**Stated task**
Below are the records. Gather each line that holds "draws".

**Entries shown**

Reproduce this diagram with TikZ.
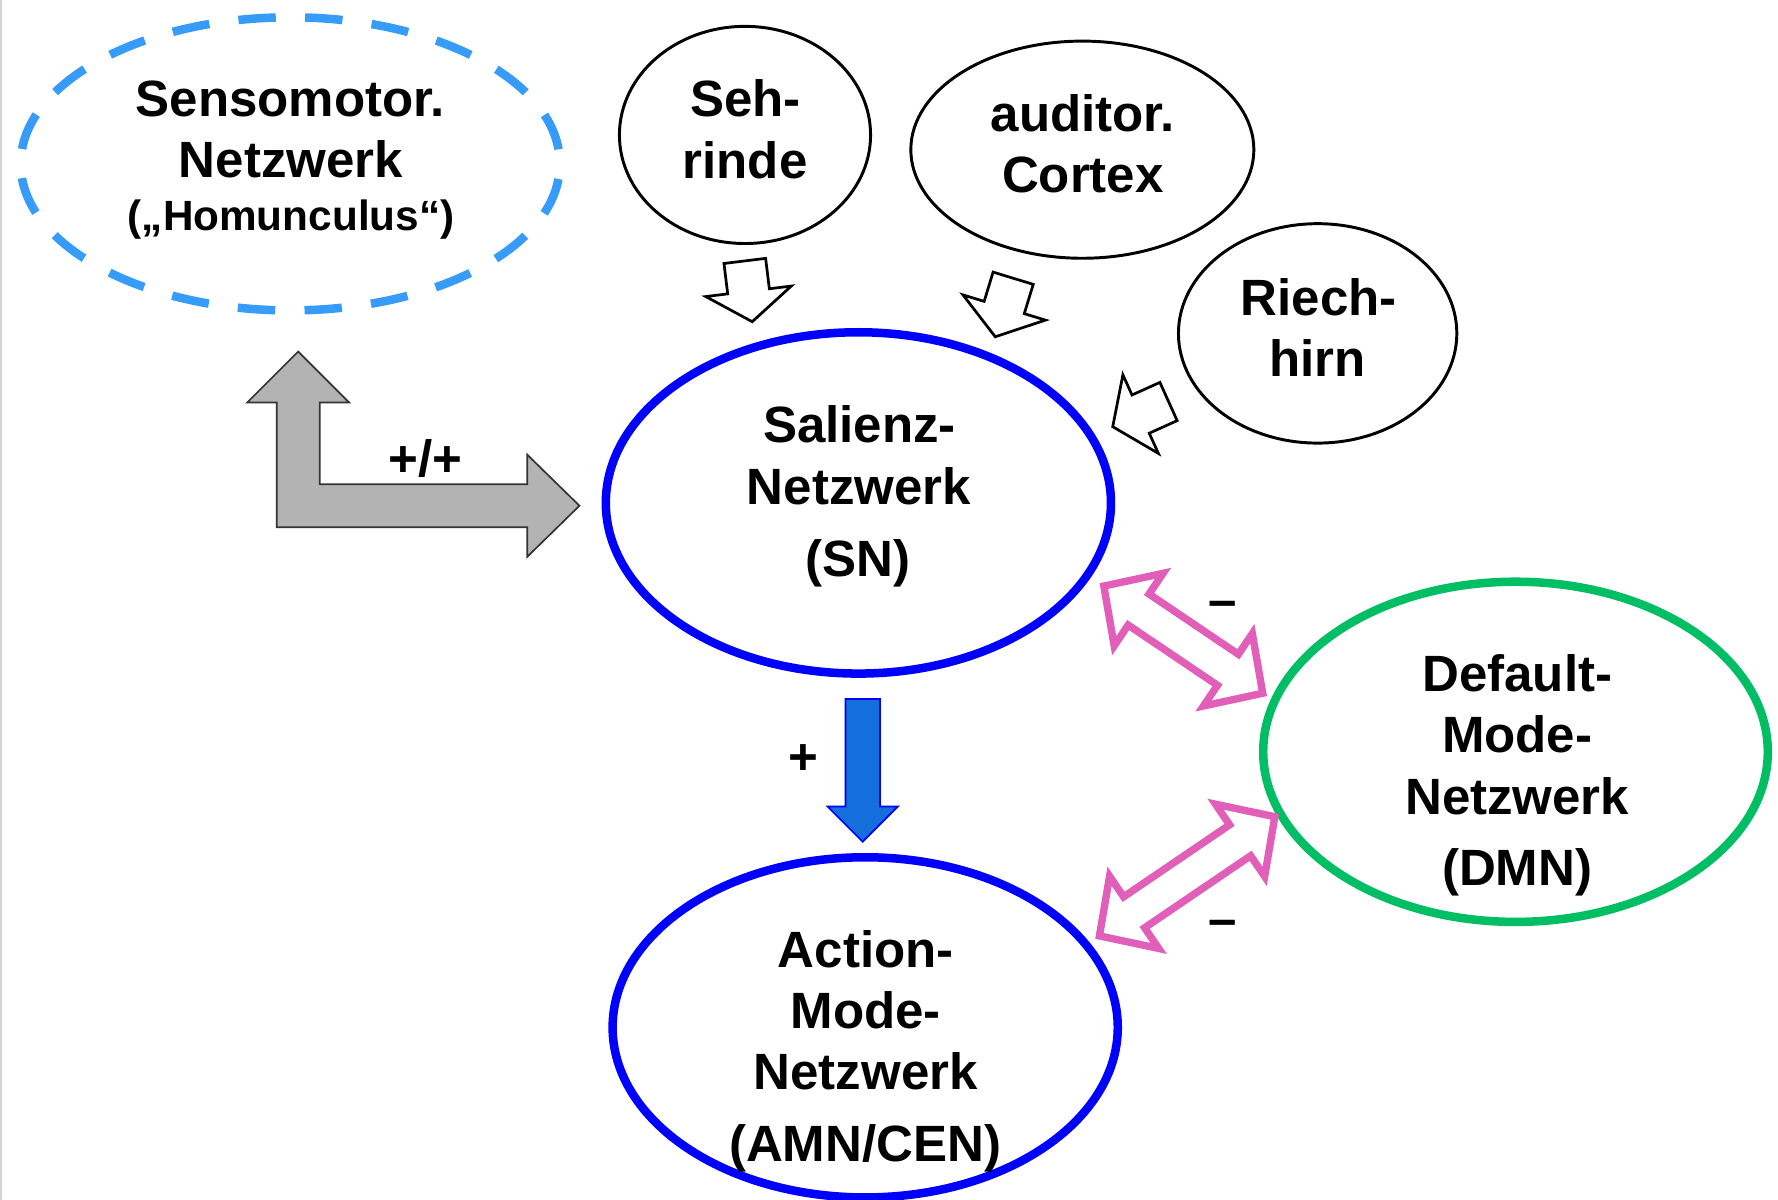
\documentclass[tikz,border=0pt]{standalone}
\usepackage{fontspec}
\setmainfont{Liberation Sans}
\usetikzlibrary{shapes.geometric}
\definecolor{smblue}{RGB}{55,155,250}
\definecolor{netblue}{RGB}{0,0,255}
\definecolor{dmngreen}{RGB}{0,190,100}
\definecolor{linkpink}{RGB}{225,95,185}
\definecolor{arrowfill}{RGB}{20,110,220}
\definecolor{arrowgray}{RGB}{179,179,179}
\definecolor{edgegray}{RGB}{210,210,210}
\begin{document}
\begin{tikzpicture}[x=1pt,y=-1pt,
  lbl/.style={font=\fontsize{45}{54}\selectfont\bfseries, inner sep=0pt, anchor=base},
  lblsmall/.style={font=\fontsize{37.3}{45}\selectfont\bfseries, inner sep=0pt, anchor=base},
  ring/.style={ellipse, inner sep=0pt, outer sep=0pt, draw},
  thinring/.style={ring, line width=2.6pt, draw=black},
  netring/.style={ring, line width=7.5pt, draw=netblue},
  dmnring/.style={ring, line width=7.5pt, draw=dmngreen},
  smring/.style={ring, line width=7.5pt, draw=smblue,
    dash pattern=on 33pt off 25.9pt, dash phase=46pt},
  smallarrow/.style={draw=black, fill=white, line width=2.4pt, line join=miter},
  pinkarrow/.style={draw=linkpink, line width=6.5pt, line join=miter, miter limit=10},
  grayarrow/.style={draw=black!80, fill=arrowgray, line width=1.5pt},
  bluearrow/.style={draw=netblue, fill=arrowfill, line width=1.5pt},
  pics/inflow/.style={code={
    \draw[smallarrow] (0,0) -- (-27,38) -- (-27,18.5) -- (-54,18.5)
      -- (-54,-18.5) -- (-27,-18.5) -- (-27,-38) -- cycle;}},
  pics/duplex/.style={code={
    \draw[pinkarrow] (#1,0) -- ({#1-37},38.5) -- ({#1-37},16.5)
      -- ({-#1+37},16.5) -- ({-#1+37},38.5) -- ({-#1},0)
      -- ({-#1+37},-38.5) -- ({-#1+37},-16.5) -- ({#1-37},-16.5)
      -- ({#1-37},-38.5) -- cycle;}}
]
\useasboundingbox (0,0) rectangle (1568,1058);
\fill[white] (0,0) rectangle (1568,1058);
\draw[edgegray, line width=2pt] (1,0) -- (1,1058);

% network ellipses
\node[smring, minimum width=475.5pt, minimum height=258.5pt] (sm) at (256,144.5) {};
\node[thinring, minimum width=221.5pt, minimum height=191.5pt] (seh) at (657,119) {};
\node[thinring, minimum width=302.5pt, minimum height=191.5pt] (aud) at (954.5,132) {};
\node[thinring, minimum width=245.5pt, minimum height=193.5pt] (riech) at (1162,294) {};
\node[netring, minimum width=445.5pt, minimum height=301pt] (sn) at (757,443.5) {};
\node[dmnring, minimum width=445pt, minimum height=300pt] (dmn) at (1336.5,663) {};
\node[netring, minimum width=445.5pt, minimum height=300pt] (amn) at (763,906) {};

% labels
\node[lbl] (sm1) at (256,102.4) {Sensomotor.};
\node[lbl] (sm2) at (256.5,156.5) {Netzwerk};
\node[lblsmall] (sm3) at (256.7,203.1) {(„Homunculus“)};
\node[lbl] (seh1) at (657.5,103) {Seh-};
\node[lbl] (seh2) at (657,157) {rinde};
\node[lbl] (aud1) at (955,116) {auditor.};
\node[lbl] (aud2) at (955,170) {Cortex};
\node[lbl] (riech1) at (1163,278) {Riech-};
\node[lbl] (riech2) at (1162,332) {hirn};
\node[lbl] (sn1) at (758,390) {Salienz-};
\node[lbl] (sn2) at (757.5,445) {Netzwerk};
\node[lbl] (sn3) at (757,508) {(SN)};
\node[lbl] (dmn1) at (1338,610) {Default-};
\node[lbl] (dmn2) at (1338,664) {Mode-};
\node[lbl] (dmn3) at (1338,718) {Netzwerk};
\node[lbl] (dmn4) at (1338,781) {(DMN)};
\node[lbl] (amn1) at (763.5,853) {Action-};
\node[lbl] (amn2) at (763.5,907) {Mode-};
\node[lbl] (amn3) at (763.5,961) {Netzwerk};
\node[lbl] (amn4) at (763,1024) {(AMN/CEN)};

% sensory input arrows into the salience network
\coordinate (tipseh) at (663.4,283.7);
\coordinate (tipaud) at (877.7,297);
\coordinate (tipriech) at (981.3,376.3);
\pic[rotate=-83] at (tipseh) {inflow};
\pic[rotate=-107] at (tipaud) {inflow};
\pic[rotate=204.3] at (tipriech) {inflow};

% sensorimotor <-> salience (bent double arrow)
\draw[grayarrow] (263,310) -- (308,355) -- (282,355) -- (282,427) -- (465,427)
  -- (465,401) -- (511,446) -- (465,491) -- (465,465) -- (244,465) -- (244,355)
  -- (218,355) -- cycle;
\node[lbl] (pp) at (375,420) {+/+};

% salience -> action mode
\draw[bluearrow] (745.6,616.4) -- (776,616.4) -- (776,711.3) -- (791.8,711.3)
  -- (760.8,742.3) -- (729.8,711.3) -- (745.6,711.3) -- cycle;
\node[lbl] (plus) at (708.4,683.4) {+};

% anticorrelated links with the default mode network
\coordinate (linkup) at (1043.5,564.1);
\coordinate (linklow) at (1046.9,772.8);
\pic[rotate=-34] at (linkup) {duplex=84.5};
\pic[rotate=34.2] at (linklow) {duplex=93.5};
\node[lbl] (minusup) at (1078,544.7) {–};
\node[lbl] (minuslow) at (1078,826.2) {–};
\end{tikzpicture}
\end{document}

---

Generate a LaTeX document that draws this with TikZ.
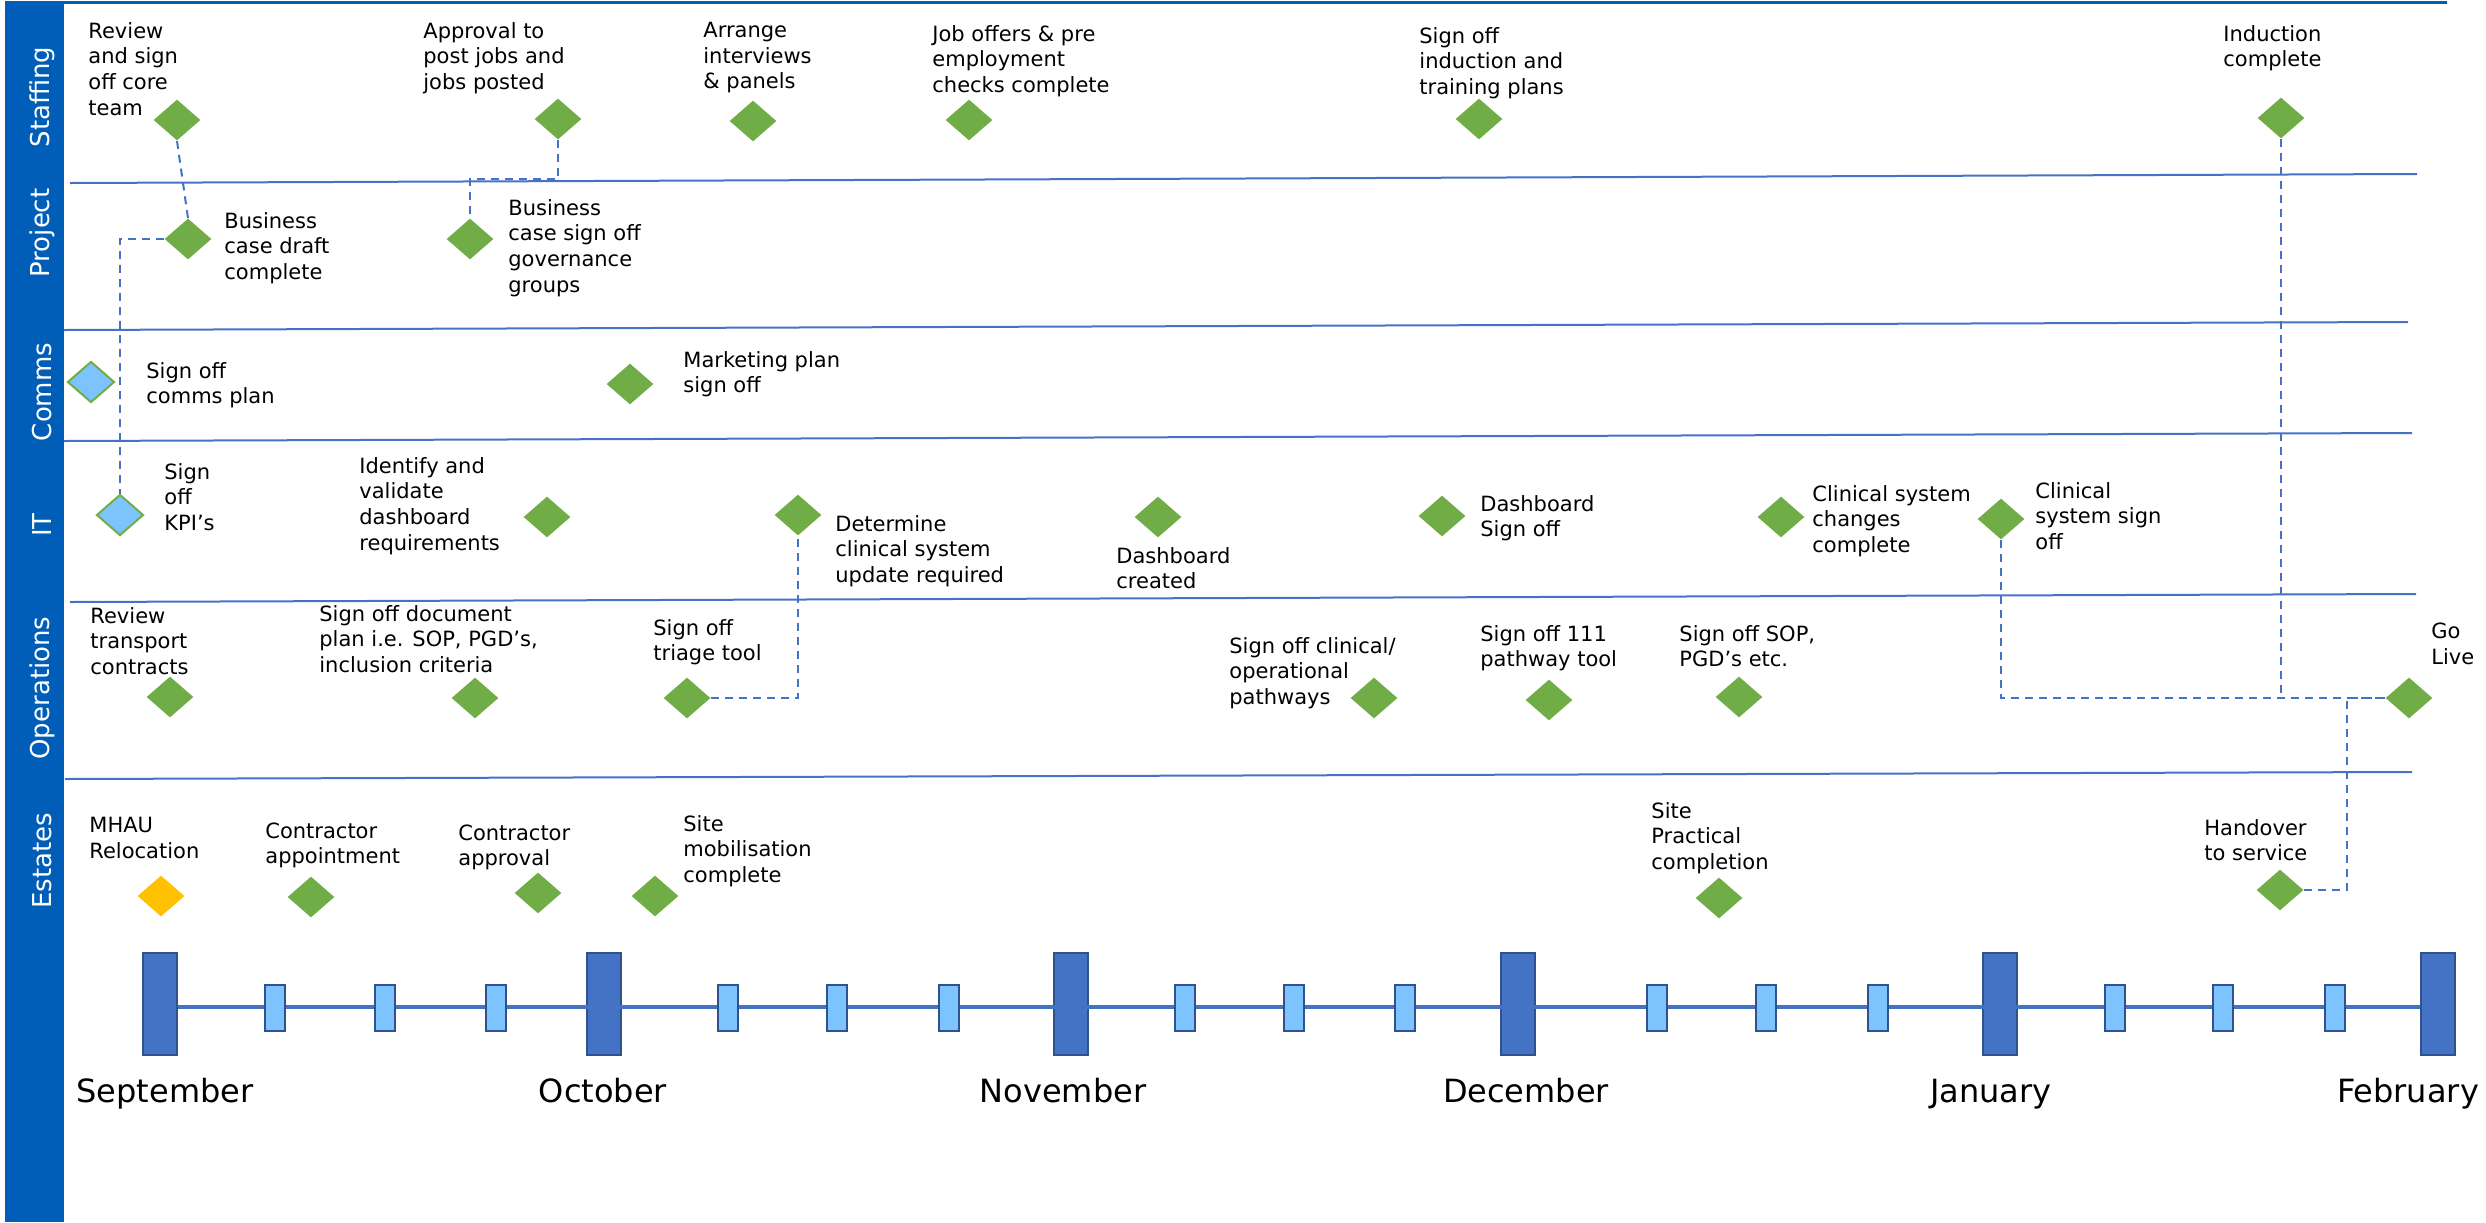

* * *

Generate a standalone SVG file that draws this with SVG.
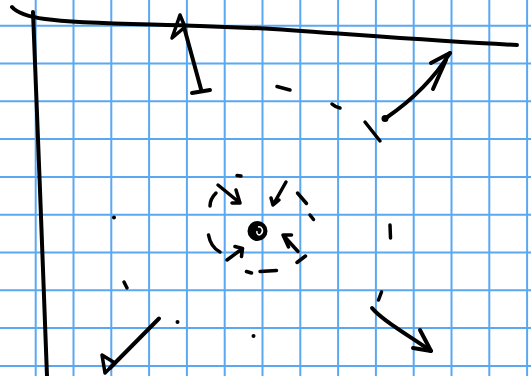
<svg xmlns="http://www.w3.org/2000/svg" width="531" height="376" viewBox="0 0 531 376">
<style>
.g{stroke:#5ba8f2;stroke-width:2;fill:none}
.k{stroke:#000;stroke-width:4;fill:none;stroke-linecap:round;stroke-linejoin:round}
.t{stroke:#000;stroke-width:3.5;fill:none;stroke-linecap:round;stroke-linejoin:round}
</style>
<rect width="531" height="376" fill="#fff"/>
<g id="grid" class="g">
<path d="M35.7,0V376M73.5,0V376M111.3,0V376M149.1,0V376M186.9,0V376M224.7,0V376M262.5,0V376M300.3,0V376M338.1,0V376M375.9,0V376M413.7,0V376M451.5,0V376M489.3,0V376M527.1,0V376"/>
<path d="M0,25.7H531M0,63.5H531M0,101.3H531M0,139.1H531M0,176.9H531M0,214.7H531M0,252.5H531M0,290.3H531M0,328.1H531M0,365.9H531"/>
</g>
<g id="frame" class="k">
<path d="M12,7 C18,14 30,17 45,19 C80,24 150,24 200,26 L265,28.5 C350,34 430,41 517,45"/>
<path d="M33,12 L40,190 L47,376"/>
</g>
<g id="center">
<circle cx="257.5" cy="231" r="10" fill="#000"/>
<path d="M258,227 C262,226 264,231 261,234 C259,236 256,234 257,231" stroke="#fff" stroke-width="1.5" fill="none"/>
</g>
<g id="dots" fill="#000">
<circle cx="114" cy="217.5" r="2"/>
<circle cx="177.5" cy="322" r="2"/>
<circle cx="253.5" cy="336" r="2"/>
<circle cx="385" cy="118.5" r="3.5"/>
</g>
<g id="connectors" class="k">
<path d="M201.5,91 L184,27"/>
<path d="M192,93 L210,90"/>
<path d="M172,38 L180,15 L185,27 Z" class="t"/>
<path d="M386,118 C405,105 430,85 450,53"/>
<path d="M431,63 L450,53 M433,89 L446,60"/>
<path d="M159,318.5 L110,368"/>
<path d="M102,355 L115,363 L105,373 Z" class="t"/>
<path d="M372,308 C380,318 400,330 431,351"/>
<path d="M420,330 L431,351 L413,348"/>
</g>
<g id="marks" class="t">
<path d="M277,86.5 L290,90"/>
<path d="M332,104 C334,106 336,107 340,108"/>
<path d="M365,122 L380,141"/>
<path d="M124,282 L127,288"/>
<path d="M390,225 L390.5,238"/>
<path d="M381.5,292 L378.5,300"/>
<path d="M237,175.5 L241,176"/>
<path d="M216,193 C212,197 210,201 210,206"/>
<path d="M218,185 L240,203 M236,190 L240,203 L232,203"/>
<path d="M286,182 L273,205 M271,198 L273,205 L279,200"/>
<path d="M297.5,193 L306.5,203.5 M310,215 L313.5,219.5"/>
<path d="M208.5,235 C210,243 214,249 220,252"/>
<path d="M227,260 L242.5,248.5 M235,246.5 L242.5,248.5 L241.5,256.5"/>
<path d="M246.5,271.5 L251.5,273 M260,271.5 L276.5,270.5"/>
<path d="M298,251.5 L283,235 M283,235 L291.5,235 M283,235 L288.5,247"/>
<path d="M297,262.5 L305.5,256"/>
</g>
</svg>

**Written response**
Generate a LaTeX document that draws this with TikZ.
Generate a standalone SVG file that draws this with SVG.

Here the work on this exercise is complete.